Results 20–30 of 62
Barry McGee
Barry McGee was born in 1966 in San Francisco, California, where he currently lives and works. He received his BFA in painting and printmaking from the San Francisco Art Institute in 1991. Taking inspiration from his upbringing in the Bay Area, folk and craft art, Mexican Muralists, geometric abstraction, and cartoons, McGee’s work balances the formal concerns of fine art with populist representations and communal modes of working. In doing so, he creates a body of work that combines the disparate worlds of street art and fine art. Through his drawings, paintings, and mixed-media installations, the artist creates a visual lexicon that addresses the struggles of contemporary urban life, looking toward his local community while building a world of his own characters, monikers, and motifs.
Kiki Smith
In the 1980s, Kiki Smith literally turned the figurative tradition in sculpture inside out, creating objects and drawings based on organs, cellular forms, and the human nervous system. This body of work evolved to incorporate animals, domestic objects, and narrative tropes from classical mythology and folk tales. Life, death, and resurrection are thematic signposts in many of Smith’s installations and sculptures.

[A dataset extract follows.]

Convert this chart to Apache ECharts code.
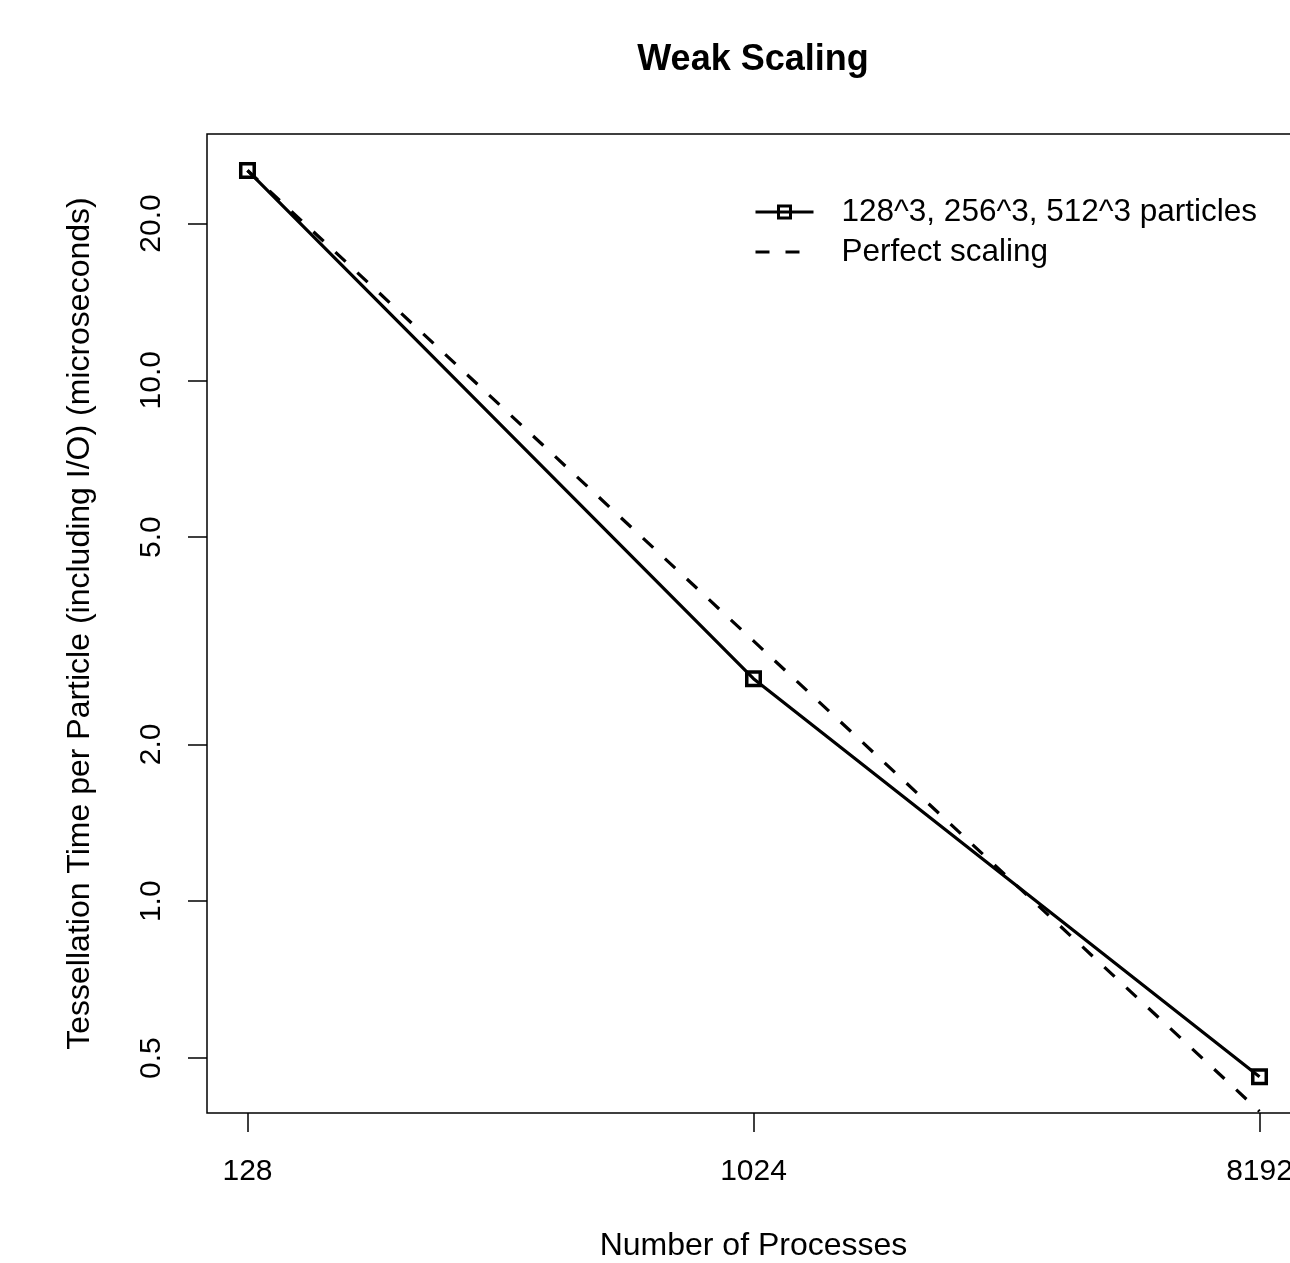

The recurrent subject matter in Smith’s work has been the body as a receptacle for knowledge, belief, and storytelling.
Xu Bing
Xu Bing was born in 1955 in Chongqing, China, and grew up in Beijing. Fascinated with visual and written languages, Xu builds mixed-media installations that simultaneously evoke and subvert centuries-old Chinese cultural traditions, such as calligraphy, wood-block printing, and landscape painting scrolls. The artist asks viewers to consider how our cultural backgrounds, especially those shaped by language, fundamentally color our worldviews.
Vija Celmins
Vija Celmins received international attention early on for her renditions of natural scenes—often copied from photographs that lack a point of reference, horizon, or discernable depth of field. Armed with a nuanced palette of blacks and grays, Celmins renders these limitless spaces—seascapes, night skies, and the barren desert floor—with an uncanny accuracy, working for months on a single image. Celmins has a highly attuned sense for organic detail and the elegance of imperfection. A master of several mediums, including oil painting, charcoal, and multiple printmaking processes, Celmins matches a tangible sense of space with sensuous detail in each work.